Watch an Impressive Fourth-Grader Call Out All the Problems with Standardized Testing

Impact

It's a rare student who enjoys sitting through a standardized test. The tedious ordeal is saddled with expectations, and the regimented ways with which the tests are given are enough to drive anyone up the wall. Not only that, but they unfairly try to peg a student's entire worth to a single arbitrary number.

Nine-year-old Sydney Smoot knows that pain well, and during a recent school board meeting in her hometown of Brooksville, Florida, she put the flawed system on blast. 

"This testing looks at me as a number," she told the crowd of adults as she stood behind a podium clad in a jean jacket and pink dress. "One test defines me as either a failure or a success through a numbered rubric. One test, at the end of the year, that the teacher or myself will not even see the grade until after the school year is already over."

Amusingly, the adults sitting behind Smoot couldn't contain their astonishment at her poise — after all, most children her age are focused on things besides complex national debates that continue to flummox even the most hardened lawmakers. Yet there she was, delivering takedown after takedown in a neat, three-minute speech. By the end, the crowd was on its feet.

"If you know my daughter, you'd know she's very outspoken," her mother, Jennifer Smoot, told the Tampa Bay Times.
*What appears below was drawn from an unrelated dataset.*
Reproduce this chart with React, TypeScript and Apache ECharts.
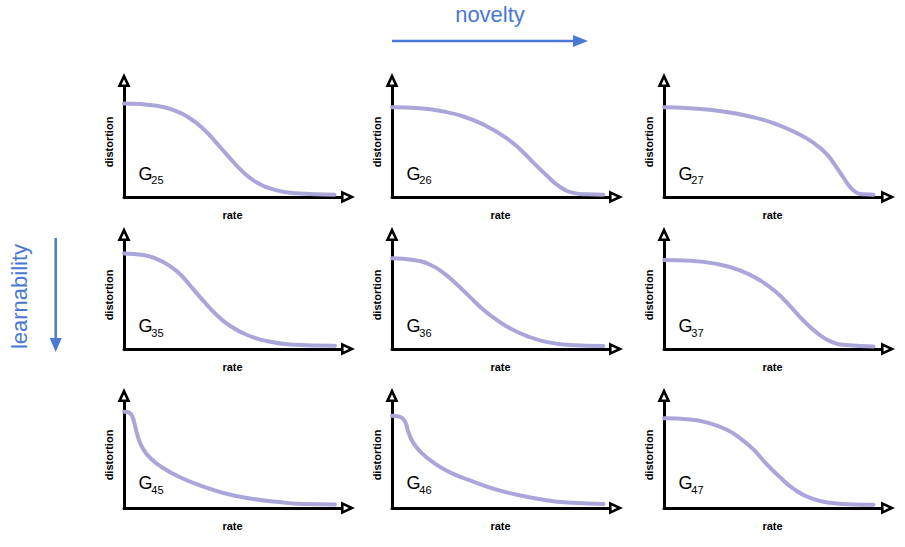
import { useEffect, useRef } from 'react';
import * as echarts from 'echarts';

// Panel identifiers (row digit = learnability level, column digit = novelty level)
const panelIds = ['25', '26', '27', '35', '36', '37', '45', '46', '47'];

// Rate–distortion curves, [rate, distortion] on a 0–100 scale per panel
const g25 = [[0, 85], [15, 83], [24, 78], [30, 72], [36, 63], [42.5, 49.5], [48.5, 36], [55, 22.5], [61, 13.5], [70, 6.3], [79, 3.3], [97, 2.1]];
const g26 = [[0, 81.5], [13, 80.6], [23.7, 77.7], [33, 73.2], [42, 66], [51.4, 55.4], [59, 43.5], [65, 31.5], [71.3, 19.6], [77.4, 9.2], [83.6, 3.8], [89.7, 2.4], [97.4, 2.1]];
const g27 = [[0, 81.5], [12, 80.6], [27.3, 77.7], [39.6, 73.2], [50.4, 67.2], [61, 58.3], [68.8, 49.4], [75, 39], [79.5, 27], [82.6, 18], [85.7, 9.2], [88.8, 3.8], [92, 2.4], [96.5, 2.1]];
const g35 = [[0, 88.5], [9, 87], [15, 83.5], [21, 77], [26, 69], [31, 57.5], [36.6, 44.5], [42.7, 31.5], [48.8, 21.5], [56.5, 13.2], [65.7, 7.4], [76.5, 4.2], [97.2, 3]];
const g36 = [[0, 84], [10, 82.5], [17.6, 78], [23.7, 70.5], [29.8, 60], [36, 48], [42, 36.5], [48.2, 27], [54.4, 19.2], [62, 12.2], [71, 6.6], [82, 3.6], [97.4, 2.7]];
const g37 = [[0, 82.4], [12, 81.8], [24.3, 78.8], [35, 72.7], [44.2, 63.6], [52, 52], [58, 40], [64.2, 26.4], [70.4, 15.2], [76.5, 7.3], [84, 3.6], [96.5, 2.4]];
const g45 = [[0, 90.7], [2.4, 90], [3.9, 86], [5, 78.4], [6.6, 66], [8.9, 55.3], [12.7, 46], [18, 37.7], [25.8, 29], [35, 21.3], [45.8, 14.2], [58, 9], [70.4, 5.9], [82.6, 3.7], [97.2, 3.4]];
const g46 = [[0, 87], [3.7, 86], [6, 81.5], [7.5, 72], [9.8, 61.4], [13.6, 52], [19, 43], [26.7, 33.6], [36, 26], [46.6, 18.2], [58.8, 12], [71, 7.4], [83.4, 4.9], [97.5, 3.7]];
const g47 = [[0, 84.6], [12, 83.6], [21, 80], [29, 73.8], [35, 66], [41.2, 55.3], [47.3, 41.4], [53.5, 29], [59.6, 18.2], [67.3, 9.5], [76.5, 4.9], [87.3, 3.4], [96.5, 3.1]];
const curves = [g25, g26, g27, g35, g36, g37, g45, g46, g47];

// Layout of the 3x3 panel grid (pixels)
const colLeft = [124, 392, 664];
const plotWidth = 217;
const rowAxisY = [197, 349, 508];
const rowTop = [87, 241, 402];
const gLift = [17, 17, 19];
const subLift = [13, 12.5, 14];

const CURVE = '#aba6d9';
const ACCENT = '#4a78d4';
const FONT = '"Liberation Sans", Arial, Helvetica, sans-serif';

// Open (hollow) arrowhead: outer triangle with an inner counter-wound triangle
const hollowArrow = 'path://M6.5 0 L13 14 L0 14 Z M6.5 6.2 L4.1 11.4 L8.9 11.4 Z';

function buildOption() {
  const grid: any[] = [];
  const xAxis: any[] = [];
  const yAxis: any[] = [];
  const series: any[] = [];
  const graphic: any[] = [];

  const axisCommon = {
    type: 'value',
    min: 0,
    max: 100,
    nameLocation: 'middle',
    nameTextStyle: { fontSize: 11, fontWeight: 'bold', color: '#000', fontFamily: FONT },
    axisLine: {
      show: true,
      onZero: false,
      symbol: ['none', hollowArrow],
      symbolSize: [13, 14],
      symbolOffset: [0, 7],
      lineStyle: { color: '#000', width: 3 },
    },
    axisTick: { show: false },
    axisLabel: { show: false },
    splitLine: { show: false },
  };

  panelIds.forEach((id, i) => {
    const r = Math.floor(i / 3);
    const c = i % 3;
    grid.push({
      left: colLeft[c],
      top: rowTop[r],
      width: plotWidth,
      height: rowAxisY[r] - rowTop[r],
    });
    xAxis.push({ ...axisCommon, gridIndex: i, name: 'rate', nameGap: 12 });
    yAxis.push({ ...axisCommon, gridIndex: i, name: 'distortion', nameGap: 10 });
    series.push({
      type: 'line',
      xAxisIndex: i,
      yAxisIndex: i,
      data: curves[i],
      showSymbol: false,
      smooth: 0.5,
      silent: true,
      lineStyle: { color: CURVE, width: 4, cap: 'round', join: 'round' },
    });
    const gBase = rowAxisY[r] - gLift[r];
    const sBase = rowAxisY[r] - subLift[r];
    graphic.push({
      type: 'text',
      x: colLeft[c] + 14.5,
      y: gBase - 0.347 * 18,
      style: { text: 'G', fontSize: 18, fontFamily: FONT, fill: '#000', align: 'left', verticalAlign: 'middle' },
    });
    graphic.push({
      type: 'text',
      x: colLeft[c] + 27.3,
      y: sBase - 0.347 * 11,
      style: { text: id, fontSize: 11, fontFamily: FONT, fill: '#000', align: 'left', verticalAlign: 'middle' },
    });
  });

  // Direction annotations
  graphic.push(
    {
      type: 'text',
      x: 490,
      y: 21.7 - 0.347 * 22,
      style: { text: 'novelty', fontSize: 22, fontFamily: FONT, fill: ACCENT, align: 'center', verticalAlign: 'middle' },
    },
    {
      type: 'line',
      shape: { x1: 392, y1: 41, x2: 575, y2: 41 },
      style: { stroke: ACCENT, lineWidth: 2.5 },
    },
    {
      type: 'polygon',
      shape: { points: [[573, 35], [588, 41], [573, 47]] },
      style: { fill: ACCENT },
    },
    {
      type: 'text',
      x: 19.5,
      y: 296.5,
      rotation: Math.PI / 2,
      style: { text: 'learnability', fontSize: 22, fontFamily: FONT, fill: ACCENT, align: 'center', verticalAlign: 'middle' },
    },
    {
      type: 'line',
      shape: { x1: 55.7, y1: 238, x2: 55.7, y2: 340 },
      style: { stroke: ACCENT, lineWidth: 2.5 },
    },
    {
      type: 'polygon',
      shape: { points: [[49.7, 338], [55.7, 352], [61.7, 338]] },
      style: { fill: ACCENT },
    }
  );

  return {
    animation: false,
    backgroundColor: '#ffffff',
    grid,
    xAxis,
    yAxis,
    series,
    graphic,
  };
}

export default function App() {
  const ref = useRef<HTMLDivElement>(null);

  useEffect(() => {
    if (!ref.current) return;
    const chart = echarts.init(ref.current, undefined, { renderer: 'svg' });
    chart.setOption(buildOption() as any);
    return () => chart.dispose();
  }, []);

  return (
    <div
      ref={ref}
      style={{ position: 'fixed', left: 0, top: 0, width: 905, height: 547, background: '#fff' }}
    />
  );
}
Standardization is everywhere: Smoot was speaking about the Florida Standards Assessments, a series of standardized tests for K-12 students, but the Sunshine State's system mirrors that of many other states across the country. 

In fact, every state in the country has some form of across-the-board examination for public schools, partly due to federal laws like the No Child Left Behind Act of 2001, the brainchild of former President George W. Bush, which mandates that fourth- and eighth-graders must be tested in math and reading every two years. Other laws, like the Elementary and Secondary Education Act of 1965, connect standardized tests to federal funds, which effectively ties the hands of state education agencies.

As Mother Jones' Titania Kumeh wrote in 2011, "If you're thinking that students are now getting tested more than ever, you'd be right."

"This testing looks at me as a number." 

The tests are problematic. There's been a great deal of back and forth about standardized tests, particularly the Common Core State Standards Initiative, which is an even more uniform system thus far adopted by 43 states

Advocates say that they work as an equalizer and hold every student — and thus every school — to the same standard. They also argue that holding students and their teachers accountable in the form of test scores ensures that schools place the right amount of emphasis on education.

Jeff White/AP

But detractors like Sydney Smoot have become much louder in recent years, especially after the passage of No Child Left Behind and the development of the Common Core. They point out that such testing can induce extreme anxiety due to the stress placed upon high performance. Moreover, since some tests — like Florida's — are brand new, states are forced to use unlucky students as guinea pigs.

Of new, untested methods, Education Secretary Arne Duncan said in 2013, "We're trying to be very, very thoughtful about it. ... When we get to the other side, I think the country will be in a radically better place, but we have to get there."

There's also the question of the racial and socio-economic gaps in standardized test results. According to the National Educational Organization, "Differences between the scores of students with different backgrounds (ethnic, racial, gender, disability, and income) are evident on large-scale standardized tests." 

The achievement gap between student groups continues to persist, and while advocates may claim that standardized tests close this gap, the fact that it remains suggests this isn't the case.

EdWeek

Not every child may be able to speak as eloquently about standardized tests as Smoot, but chances are she's not the only one who feels this way — and with good reason.

"I felt proud of myself for taking a stand and standing up for all those students that had to take this FSA test," she told Bay News 9.